Chapter 3
In view of all this, there is no basis for thinking that the gods—allegedly the ‘pillars of the empire’ but manifestly beaten by the greater might of the Greeks—were aroused to anger by the Trojans’ perjury. Nor did the adultery of Paris—sometimes alleged to justify their abandoning Troy—kindle their wrath. For, as a rule, they are the perpetrators and teachers of evil, not its avengers. ‘As I have learned the story,’ writes Sallust, ‘in the beginning the city of Rome was founded and possessed by the Trojans, who, led by Aeneas, wandered about as refugees with no fixed home.’ If, therefore, the gods thought fit to avenge the adultery of Paris, they should have visited their penalties more on the Romans, or at least equally on them, since it was the mother of Aeneas who comitted that crime.
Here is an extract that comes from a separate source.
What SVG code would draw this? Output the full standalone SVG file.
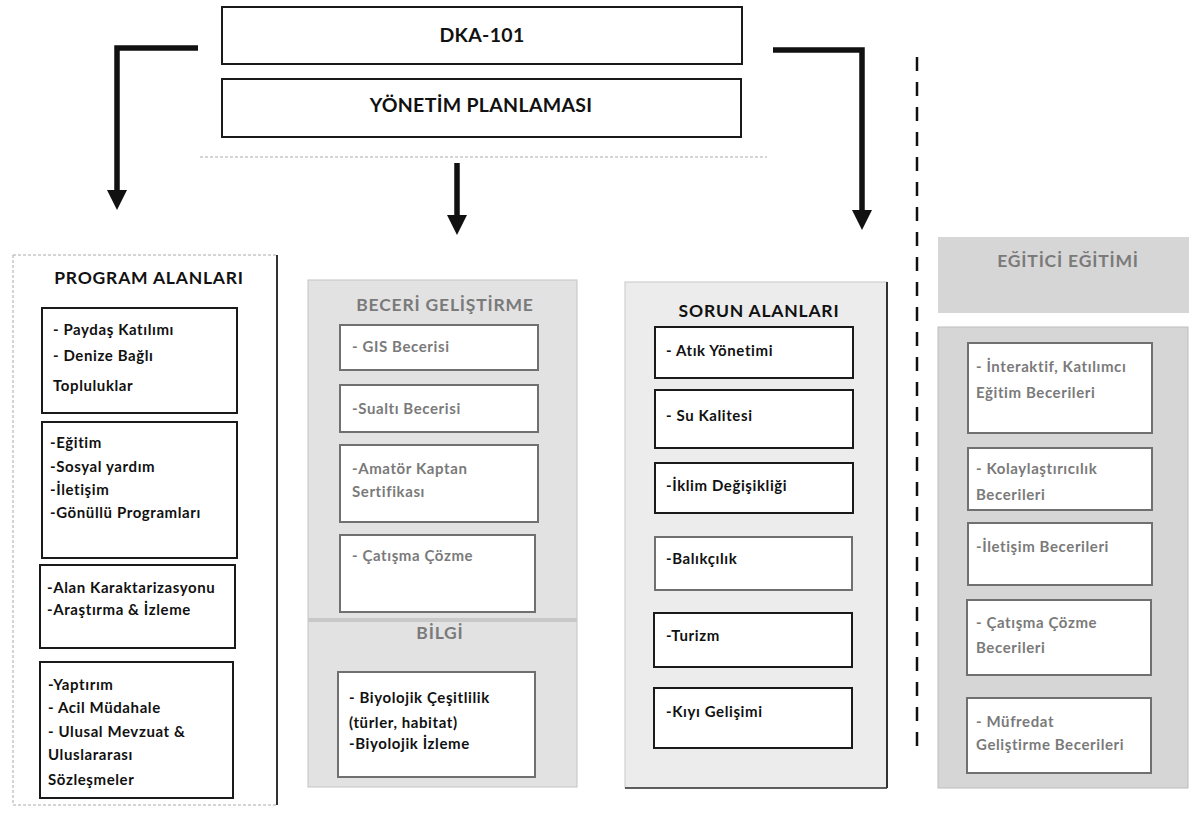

But, how could they detest the misdeed in Paris when they did not detest the adultery of his associate Venus with Anchises (to mention no others) by whom she begot Aeneas? Was it because the former was comitted in the face of Menelaus’ wrath; the latter, with Vulcan’s connivance? I suppose the gods are not jealous of their wives to the extent of not deigning to share them with men! But, perhaps I may seem to be scoffing at these fables, and not treating so weighty a matter with due seriousness.
Well, then, if you please, let us suppose that Aeneas was not the son of Venus. I agree to that, provided it be also admitted that neither was Romulus the son of Mars. If the one be true, why not the other? Or is it licit for gods to consort casually with the wives of mortals and illicit for mortal men to do the same with goddesses? Those are hard, or rather incredible, terms: that what was lawful to Mars by Venus’ law should not be lawful to Venus by her own law. But, both have the support of Roman authority, for, in times nearer to us, Caesar was no less convinced that he was descended from Venus than was Romulus that Mars was his father.
Chapter 4
Someone may say to me: ‘Do you believe all that stuff?’ My answer is that I do not. Even one of the most learned pagans, Varro, if not with outright decisiveness and confidence, still cautiously avows that all this is sheer nonsense. For all that, he affirms that it is expedient for states that men of valor should claim divine lineage, however shallow the pretence. This is on the theory that, by that sublime fiction, the human spirit, urged on by the self-assurance of being divinely born, will venture into great exploits and, by the confidence such illusion inspires, achieve more signal success.
You cannot but observe how wide a door this view, which I have summarized in my own words, would open to sham and false pretence. This is especially so where lies even about the gods are regarded as advantageous to the people. Endless fictions will be invented, and invested with a so-called sacred and religious character.